■ **TASK INPUT**
········

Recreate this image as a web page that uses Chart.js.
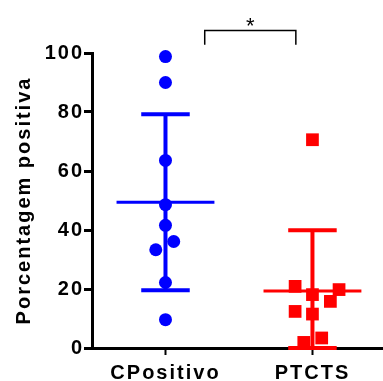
<!DOCTYPE html>
<html>
<head>
<meta charset="utf-8">
<script src="https://cdn.jsdelivr.net/npm/chart.js@4.4.1/dist/chart.umd.min.js"></script>
<style>
  html, body { margin: 0; padding: 0; background: #fff; }
</style>
</head>
<body>
<canvas id="myChart" width="383" height="381"></canvas>
<script>
// groups and the points
let groups = ["CPositivo", "PTCTS"];
let groupColors = ["#0000ff", "#ff0000"];

let cpositivoValues = [98.8, 90.0, 63.6, 48.6, 41.6, 36.1, 33.3, 22.2, 9.6];
let cpositivoJitter = [0, 0, 0, 0, 0, 0.056, -0.066, 0, 0];
let ptctsValues = [70.6, 20.9, 19.8, 18.1, 15.8, 12.4, 11.5, 3.4, 1.9];
let ptctsJitter = [0, -0.118, 0.181, 0, 0.122, -0.118, 0, 0.063, -0.059];

// mean and SD of each group
let means = [49.4, 19.3];
let sds = [29.8, 20.6];

let yTicks = [0, 20, 40, 60, 80, 100];

// significance bracket between the two groups
let bracketX = [1.267, 1.887];
let bracketY = [102.8, 107.6];
let starLabel = "*";

let font = "'Liberation Sans', Arial, sans-serif";

function pointsOf(values, jitter, pos) {
    return values.map((v, i) => ({ x: pos + jitter[i], y: v }));
}

function meanLine(i) {
    let pos = i + 1;
    return {
        data: [{ x: pos - 0.333, y: means[i] }, { x: pos + 0.333, y: means[i] }],
        showLine: true,
        borderColor: groupColors[i],
        borderWidth: 3,
        pointRadius: 0,
        clip: false
    };
}

function sdBar(i) {
    let pos = i + 1;
    let hi = means[i] + sds[i];
    let lo = Math.max(0, means[i] - sds[i]);
    return {
        data: [
            { x: pos - 0.165, y: hi }, { x: pos + 0.165, y: hi }, { x: pos, y: null },
            { x: pos, y: hi }, { x: pos, y: lo }, { x: pos, y: null },
            { x: pos - 0.165, y: lo }, { x: pos + 0.165, y: lo }
        ],
        showLine: true,
        spanGaps: false,
        borderColor: groupColors[i],
        borderWidth: 4,
        pointRadius: 0,
        clip: false
    };
}

// the reference text is a bit letter-spaced
let spacingPlugin = {
    id: "spacing",
    beforeUpdate(chart) { chart.ctx.letterSpacing = "2px"; },
    beforeDraw(chart) { chart.ctx.letterSpacing = "2px"; }
};

let starPlugin = {
    id: "star",
    afterDatasetsDraw(chart) {
        let ctx = chart.ctx;
        let xs = chart.scales.x, ys = chart.scales.y;
        ctx.save();
        ctx.letterSpacing = "0px";
        ctx.fillStyle = "#000";
        ctx.font = "22px " + font;
        ctx.textAlign = "center";
        ctx.textBaseline = "alphabetic";
        ctx.fillText(starLabel, xs.getPixelForValue((bracketX[0] + bracketX[1]) / 2), ys.getPixelForValue(bracketY[1]) + 2);
        ctx.restore();
    }
};

new Chart("myChart", {
    type: "scatter",
    data: {
        datasets: [
            sdBar(0),
            sdBar(1),
            meanLine(0),
            meanLine(1),
            {
                data: pointsOf(cpositivoValues, cpositivoJitter, 1),
                pointStyle: "circle",
                pointRadius: 6.5,
                backgroundColor: groupColors[0],
                borderWidth: 0,
                clip: false
            },
            {
                data: pointsOf(ptctsValues, ptctsJitter, 2),
                pointStyle: "rect",
                pointRadius: 9,
                backgroundColor: groupColors[1],
                borderWidth: 0,
                clip: false
            },
            {
                data: [
                    { x: bracketX[0], y: bracketY[0] }, { x: bracketX[0], y: bracketY[1] },
                    { x: bracketX[1], y: bracketY[1] }, { x: bracketX[1], y: bracketY[0] }
                ],
                showLine: true,
                borderColor: "#000",
                borderWidth: 1.5,
                pointRadius: 0,
                clip: false
            }
        ]
    },
    options: {
        responsive: false,
        animation: false,
        devicePixelRatio: 1,
        layout: { autoPadding: false, padding: { top: 53, right: 0, left: 0, bottom: 0 } },
        plugins: { legend: { display: false }, tooltip: { enabled: false } },
        scales: {
            x: {
                type: "linear",
                min: 0.5,
                max: 2.48,
                afterBuildTicks: (scale) => { scale.ticks = groups.map((g, i) => ({ value: i + 1 })); },
                afterFit: (scale) => { scale.height = 33; scale.paddingLeft = 0; scale.paddingRight = 0; },
                ticks: {
                    color: "#000",
                    font: { family: font, size: 20, weight: "bold" },
                    padding: 6,
                    maxRotation: 0,
                    callback: (v) => groups[v - 1]
                },
                grid: { drawOnChartArea: false, tickLength: 7, tickWidth: 2, tickColor: "#000" },
                border: { color: "#000", width: 3 }
            },
            y: {
                min: 0,
                max: 100,
                afterBuildTicks: (scale) => { scale.ticks = yTicks.map(v => ({ value: v })); },
                afterFit: (scale) => { scale.width = 92; scale.paddingTop = 0; scale.paddingBottom = 0; },
                ticks: {
                    color: "#000",
                    font: { family: font, size: 20, weight: "bold" },
                    padding: 0
                },
                grid: { drawOnChartArea: false, tickLength: 8, tickWidth: 3, tickColor: "#000" },
                border: { color: "#000", width: 3 },
                title: {
                    display: true,
                    text: "Porcentagem positiva",
                    color: "#000",
                    font: { family: font, size: 20, weight: "bold" },
                    padding: { top: 12, bottom: 0 }
                }
            }
        }
    },
    plugins: [spacingPlugin, starPlugin]
});
</script>
</body>
</html>
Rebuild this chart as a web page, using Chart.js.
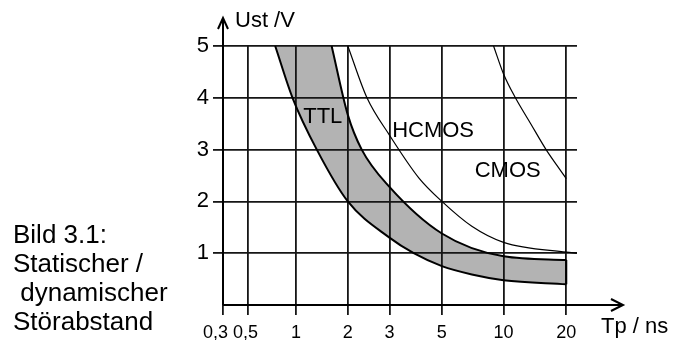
<!DOCTYPE html>
<html>
<head>
<meta charset="utf-8">
<script src="https://cdn.jsdelivr.net/npm/chart.js@4.4.0/dist/chart.umd.min.js"></script>
<style>
  html, body { margin: 0; padding: 0; background: #fff; }
  #wrap { position: relative; width: 682px; height: 340px; }
  #caption {
    position: absolute; left: 13px; top: 220px;
    font: 26px "Liberation Sans", Arial, sans-serif; line-height: 29px;
    color: #000; white-space: pre;
  }
</style>
</head>
<body>
<div id="wrap">
  <canvas id="chart" width="682" height="340"></canvas>
  <div id="caption">Bild 3.1:
Statischer /
 dynamischer
Störabstand</div>
</div>
<script>
// Achsen
const tpTicks = [0.3, 0.5, 1, 2, 3, 5, 10, 20];
const tpTickLabels = ['0,3\u00a0\u00a0\u00a0', '0,5\u00a0', '1', '2', '3', '5', '10', '20'];
const tpMax = 22.5;
const ustTicks = [0, 1, 2, 3, 4, 5];

// TTL-Band: untere und obere Grenze
const ttlLowTp = [0.74, 0.95, 1.32, 2.0, 3.0, 3.8, 5, 7, 10, 20];
const ttlLowU  = [5.0, 4.0, 3.0, 2.0, 1.3, 1.0, 0.75, 0.59, 0.48, 0.40];
const ttlHighTp = [1.61, 2.0, 2.29, 3.0, 5, 10, 20];
const ttlHighU  = [5.0, 3.67, 3.0, 2.28, 1.38, 0.94, 0.87];
// oberer Abschluss des Bandes bei 5 V (etwas überlappend, damit keine Naht bleibt)
const ttlTopTp = [0.74, 1.63];
const ttlTopU  = [5.0, 5.0];

// HCMOS
const hcmosTp = [2.0, 2.41, 3.0, 4.0, 5, 7, 10, 20, 22.5];
const hcmosU  = [5.0, 4.0, 3.28, 2.45, 2.0, 1.52, 1.21, 1.02, 1.0];

// CMOS
const cmosTp = [8.94, 10, 11.4, 13.5, 16, 18, 20];
const cmosU  = [5.0, 4.46, 4.0, 3.5, 3.0, 2.7, 2.44];

// Beschriftungen im Diagramm
const curveNames = ['TTL', 'HCMOS', 'CMOS'];
const curveNameTp = [1.43, 4.59, 10.47];
const curveNameU = [3.63, 3.36, 2.58];

// Lage der Teilstriche auf der Tp-Achse (Anteil der Breite)
const tpSlots = [0, 0.0707, 0.2064, 0.3526, 0.4702, 0.6183, 0.7925, 0.9697, 1];

const FONT = '"Liberation Sans", Arial, sans-serif';
const pts = (xs, ys) => xs.map((x, i) => ({ x: x, y: ys[i] }));

// Tp-Achse: logarithmisch zwischen den Teilstrichen, Abstände wie im Bild
class TpScale extends Chart.LogarithmicScale {
  buildTicks() {
    return tpTicks.map(v => ({ value: v }));
  }
  getPixelForValue(value) {
    const knots = tpTicks.concat([tpMax]);
    if (!(value > 0)) return this.getPixelForDecimal(0);
    let i = 0;
    while (i < knots.length - 2 && value > knots[i + 1]) i++;
    const t = Math.log(value / knots[i]) / Math.log(knots[i + 1] / knots[i]);
    return this.getPixelForDecimal(tpSlots[i] + t * (tpSlots[i + 1] - tpSlots[i]));
  }
  getValueForPixel(pixel) {
    const knots = tpTicks.concat([tpMax]);
    const d = this.getDecimalForPixel(pixel);
    let i = 0;
    while (i < tpSlots.length - 2 && d > tpSlots[i + 1]) i++;
    const t = (d - tpSlots[i]) / (tpSlots[i + 1] - tpSlots[i]);
    return knots[i] * Math.pow(knots[i + 1] / knots[i], t);
  }
}
TpScale.id = 'tp';
TpScale.defaults = {};
Chart.register(TpScale);

const curveLabels = {
  id: 'curveLabels',
  afterDatasetsDraw(chart) {
    const { ctx, scales: { x, y } } = chart;
    ctx.save();
    ctx.fillStyle = '#000';
    ctx.font = '22px ' + FONT;
    ctx.textAlign = 'center';
    ctx.textBaseline = 'middle';
    curveNames.forEach((name, i) => {
      ctx.fillText(name, x.getPixelForValue(curveNameTp[i]), y.getPixelForValue(curveNameU[i]));
    });
    ctx.restore();
  }
};

const axisArrows = {
  id: 'axisArrows',
  afterDraw(chart) {
    const { ctx, chartArea: a } = chart;
    const yTip = a.top - 28;
    const xTip = a.right + 46;
    ctx.save();
    ctx.strokeStyle = '#000';
    ctx.lineWidth = 2;
    ctx.beginPath();
    ctx.moveTo(a.left, a.bottom);
    ctx.lineTo(a.left, yTip);
    ctx.moveTo(a.left - 5, yTip + 11);
    ctx.lineTo(a.left, yTip);
    ctx.lineTo(a.left + 5, yTip + 11);
    ctx.moveTo(a.left, a.bottom);
    ctx.lineTo(xTip, a.bottom);
    ctx.moveTo(xTip - 12, a.bottom - 6);
    ctx.lineTo(xTip, a.bottom);
    ctx.lineTo(xTip - 12, a.bottom + 6);
    ctx.stroke();

    ctx.fillStyle = '#000';
    ctx.font = '22px ' + FONT;
    ctx.textAlign = 'left';
    ctx.textBaseline = 'middle';
    ctx.fillText('Ust /V', a.left + 12, yTip + 3);
    ctx.fillText('Tp / ns', a.right + 24, a.bottom + 22);
    ctx.restore();
  }
};

const gridColor = '#161616';
const bandColor = '#b3b3b3';

// Das Füllziel (untere TTL-Grenze) muss hinter den gefüllten Linien stehen,
// damit seine Kontrollpunkte schon berechnet sind, wenn gefüllt wird.
new Chart(document.getElementById('chart'), {
  type: 'line',
  data: {
    datasets: [
      {
        label: 'HCMOS',
        data: pts(hcmosTp, hcmosU),
        borderColor: '#000',
        borderWidth: 1.2,
        fill: false,
        pointRadius: 0,
        cubicInterpolationMode: 'monotone'
      },
      {
        label: 'CMOS',
        data: pts(cmosTp, cmosU),
        borderColor: '#000',
        borderWidth: 1.2,
        fill: false,
        pointRadius: 0,
        cubicInterpolationMode: 'monotone'
      },
      {
        label: 'TTL oben',
        data: pts(ttlHighTp, ttlHighU),
        borderColor: '#000',
        borderWidth: 2,
        backgroundColor: bandColor,
        fill: '+2',
        pointRadius: 0,
        cubicInterpolationMode: 'monotone'
      },
      {
        label: 'TTL Kappe',
        data: pts(ttlTopTp, ttlTopU),
        borderWidth: 0,
        borderColor: 'rgba(0,0,0,0)',
        backgroundColor: bandColor,
        fill: '+1',
        pointRadius: 0
      },
      {
        label: 'TTL unten',
        data: pts(ttlLowTp, ttlLowU),
        borderColor: '#000',
        borderWidth: 2,
        fill: false,
        pointRadius: 0,
        cubicInterpolationMode: 'monotone'
      },
      {
        label: 'TTL Rand',
        data: pts([20, 20], [ttlLowU[ttlLowU.length - 1], ttlHighU[ttlHighU.length - 1]]),
        borderColor: '#000',
        borderWidth: 2,
        fill: false,
        pointRadius: 0
      }
    ]
  },
  options: {
    responsive: false,
    animation: false,
    layout: { padding: { left: 0, top: 46, right: 105, bottom: 0 } },
    scales: {
      x: {
        type: 'tp',
        min: 0.3,
        max: tpMax,
        border: { display: false },
        grid: { color: gridColor, lineWidth: 1.8, tickLength: 10 },
        ticks: {
          autoSkip: false,
          maxRotation: 0,
          minRotation: 0,
          padding: 7,
          color: '#000',
          font: { family: FONT, size: 18 },
          callback: (v, i) => tpTickLabels[i]
        },
        afterFit: s => { s.height = 35; }
      },
      y: {
        min: 0,
        max: 5,
        border: { display: false },
        afterBuildTicks: s => { s.ticks = ustTicks.map(v => ({ value: v })); },
        grid: {
          color: c => (c.tick && c.tick.value === 0 ? 'rgba(0,0,0,0)' : gridColor),
          lineWidth: 1.8,
          tickLength: 10
        },
        ticks: {
          padding: 4,
          color: '#000',
          font: { family: FONT, size: 22 },
          callback: v => (v === 0 ? '' : String(v))
        },
        afterFit: s => { s.width = 223; }
      }
    },
    plugins: {
      legend: { display: false },
      tooltip: { enabled: false },
      filler: { drawTime: 'beforeDraw' }
    }
  },
  plugins: [curveLabels, axisArrows]
});
</script>
</body>
</html>
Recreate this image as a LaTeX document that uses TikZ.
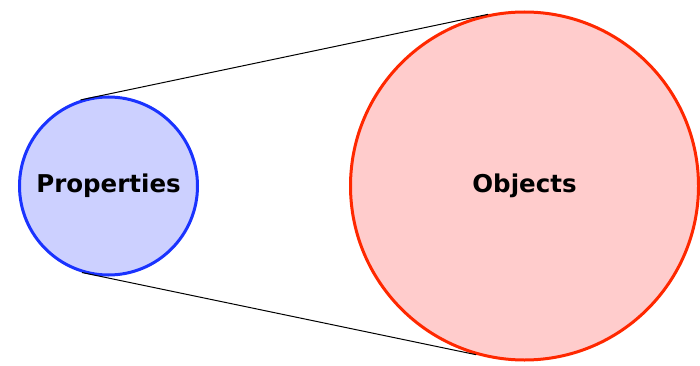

········

■ **TASK DIRECTIONS**
Show all lines above holding "document".

■ **THE RESPONSE**
new Chart(document.getElementById('chart'), {
Recreate this image as a LaTeX document that uses TikZ.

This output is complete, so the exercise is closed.